Moray eels are shy, elusive, and snake-like in appearance. They are quite shy and live under ledges and in rock crevices. But there is much more to these animals than meets the eye. Believe it or not, there are roughly 200 different species of moray eel in the world’s marine environments! At the Aquarium, you can see four species of moray eel up close: the honeycomb, geometric, zebra, and tiger reef moray eels.
Here are eel-leven cool facts about moray eels:
1. Moray eels live in shallow water near shore areas, continental slopes, reefs, and deep seabed areas. They are found in both tropical and temperate waters in marine environments.
2. Moray eels are opportunistic feeders and eat fishes, octopuses, and crustaceans.
3. Though consumed in some areas of the world, their flesh can be toxic and could cause illness or death. Ancient Romans used to farm moray eels in seaside ponds as they were considered a delicacy.

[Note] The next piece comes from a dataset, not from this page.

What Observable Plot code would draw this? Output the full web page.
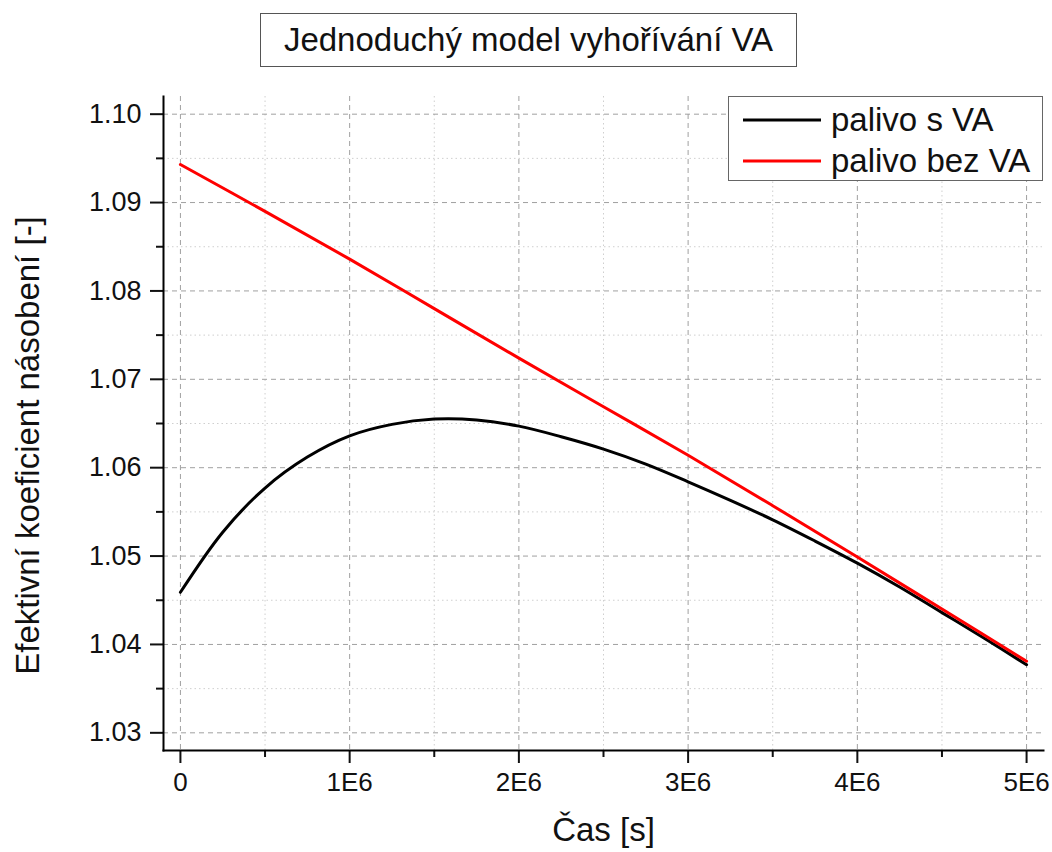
<!DOCTYPE html>
<html>
<head>
<meta charset="utf-8">
<script src="https://cdn.jsdelivr.net/npm/d3@7"></script>
<script src="https://cdn.jsdelivr.net/npm/@observablehq/plot@0.6"></script>
<style>
  html, body { margin: 0; padding: 0; background: #fff; }
  #wrap { position: relative; width: 1052px; height: 852px; font-family: "Liberation Sans", Arial, sans-serif; }
  #title { position: absolute; left: 260px; top: 13px; width: 535px; height: 52px; border: 1px solid #555;
           font-size: 33px; line-height: 52px; text-align: center; color: #111; background: #fff; }
  #legend { position: absolute; left: 728px; top: 96px; width: 313px; height: 83px; border: 1px solid #666; background: #fff; }
  .lrow { position: absolute; left: 14px; height: 40px; display: flex; align-items: center; font-size: 33px; color: #111; }
  .lrow svg { margin-right: 10px; }
</style>
</head>
<body>
<div id="wrap">
  <div id="chart"></div>
  <div id="title"></div>
  <div id="legend"></div>
</div>
<script>
// ---- data ----
const chartTitle = "Jednoduchý model vyhořívání VA";
const xLabel = "Čas [s]";
const yLabel = "Efektivní koeficient násobení [-]";
const seriesNames = ["palivo s VA", "palivo bez VA"];
const seriesColors = ["#000000", "#ff0000"];

const timeWith = [0, 0.25e6, 0.5e6, 0.75e6, 1.0e6, 1.25e6, 1.5e6, 1.75e6, 2.0e6, 2.25e6, 2.5e6,
                  2.75e6, 3.0e6, 3.25e6, 3.5e6, 3.75e6, 4.0e6, 4.25e6, 4.5e6, 4.75e6, 5.0e6];
const keffWith = [1.0459, 1.0527, 1.0577, 1.0612, 1.0636, 1.0649, 1.0655, 1.0654, 1.0647, 1.0635, 1.0621,
                  1.0604, 1.0584, 1.0563, 1.0541, 1.0517, 1.0492, 1.0465, 1.0436, 1.0407, 1.0377];

const timeWithout = [0, 0.5e6, 1.0e6, 1.5e6, 2.0e6, 2.5e6, 3.0e6, 3.5e6, 4.0e6, 4.5e6, 5.0e6];
const keffWithout = [1.0943, 1.0890, 1.0836, 1.0780, 1.0724, 1.0669, 1.0614, 1.0557, 1.0499, 1.0440, 1.0381];

const xTicks = [0, 1e6, 2e6, 3e6, 4e6, 5e6];
const xTickLabels = ["0", "1E6", "2E6", "3E6", "4E6", "5E6"];
const xMinor = [0.5e6, 1.5e6, 2.5e6, 3.5e6, 4.5e6];
const yTicks = [1.03, 1.04, 1.05, 1.06, 1.07, 1.08, 1.09, 1.10];
const yTickLabels = ["1.03", "1.04", "1.05", "1.06", "1.07", "1.08", "1.09", "1.10"];
const yMinor = [1.035, 1.045, 1.055, 1.065, 1.075, 1.085, 1.095];

// ---- build ----
const rows = [
  ...timeWith.map((t, i) => ({t, k: keffWith[i], s: seriesNames[0]})),
  ...timeWithout.map((t, i) => ({t, k: keffWithout[i], s: seriesNames[1]}))
];

const plot = Plot.plot({
  width: 1052,
  height: 852,
  marginLeft: 163,
  marginRight: 9,
  marginTop: 96,
  marginBottom: 102,
  style: {fontFamily: "'Liberation Sans', Arial, sans-serif", background: "#fff", color: "#111"},
  x: {domain: [-0.1e6, 5.1e6]},
  y: {domain: [1.028, 1.102]},
  color: {domain: seriesNames, range: seriesColors},
  marks: [
    Plot.gridX(xMinor, {stroke: "#cfcfcf", strokeOpacity: 1, strokeDasharray: "1.5,3"}),
    Plot.gridY(yMinor, {stroke: "#cfcfcf", strokeOpacity: 1, strokeDasharray: "1.5,3"}),
    Plot.gridX(xTicks, {stroke: "#a0a0a0", strokeOpacity: 1, strokeDasharray: "5,4"}),
    Plot.gridY(yTicks, {stroke: "#a0a0a0", strokeOpacity: 1, strokeDasharray: "5,4"}),
    Plot.line(rows, {x: "t", y: "k", z: "s", stroke: "s", strokeWidth: 3, curve: "catmull-rom"}),
    Plot.axisY(yTicks, {tickSize: 13, tickPadding: 9, strokeWidth: 2, fontSize: 27,
      tickFormat: (d) => yTickLabels[yTicks.indexOf(d)], label: null}),
    Plot.axisY(yMinor, {tickSize: 7, strokeWidth: 2, tickFormat: () => "", label: null}),
    Plot.axisX(xTicks, {tickSize: 13, tickPadding: 9, strokeWidth: 2, fontSize: 26,
      tickFormat: (d) => xTickLabels[xTicks.indexOf(d)], label: null}),
    Plot.axisX(xMinor, {tickSize: 7, strokeWidth: 2, tickFormat: () => "", label: null}),
    Plot.frame({anchor: "left", stroke: "#000", strokeWidth: 2}),
    Plot.frame({anchor: "bottom", stroke: "#000", strokeWidth: 2}),
    Plot.text([yLabel], {frameAnchor: "left", textAnchor: "middle", dx: -135, dy: 22, rotate: -90, fontSize: 33, fill: "#111"}),
    Plot.text([xLabel], {frameAnchor: "bottom", textAnchor: "middle", dy: 90, fontSize: 33, fill: "#111"})
  ]
});
document.getElementById("chart").appendChild(plot);

document.getElementById("title").textContent = chartTitle;
const legend = document.getElementById("legend");
seriesNames.forEach((name, i) => {
  const row = document.createElement("div");
  row.className = "lrow";
  row.style.top = (3 + i * 41) + "px";
  row.innerHTML = `<svg width="78" height="6"><line x1="0" y1="3" x2="78" y2="3" stroke="${seriesColors[i]}" stroke-width="3"/></svg>`;
  const span = document.createElement("span");
  span.textContent = name;
  row.appendChild(span);
  legend.appendChild(row);
});
</script>
</body>
</html>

4. Moray eels are considered a keystone species – as apex predators in their ecosystems, they keep prey species populations under control. Coral grouper fish are known to "recruit" giant moray eels to help them hunt. With their slender bodies, the moray eels can flush prey from holes and crevices that the grouper cannot access.
5. Moray eels have no specific mating season but mate when there is enough food and a stable habitat.
6. Most fish with rounded heads create negative pressure to assist in swallowing prey. With their slender heads, moray eels cannot create this negative pressure. Instead, they have a second set of jaws called the pharyngeal jaws. These jaws are found in the throat and equipped with sharp teeth. While feeding, moray eels propel these jaws forward into the mouth to grab, control and pull the struggling prey back into the throat and digestive tract.
7. Moray eels are oviparous – they lay eggs that hatch outside the womb.
8. Bites from these beautiful animals can quickly become infected due to the bacteria in their teeth, but thankfully moray eels are generally not aggressive towards humans.
9. Moray eels do not have bony gill covers but rather two round openings behind their heads. They use their mouths to pump water through these openings. That’s why their mouths are usually open when you see them at the Aquarium!
10. Moray eels secrete a protective mucus to protect their scaleless skin. In sand-dwelling morays, the mucus allows grains of sand to stick to the sides of their burrows.
11. Moray eels are long-lived and range in colour, pattern, and size, measuring between 15cm and 4m. The smallest eel species is the dwarf moray eel, while the largest is the giant moray eel.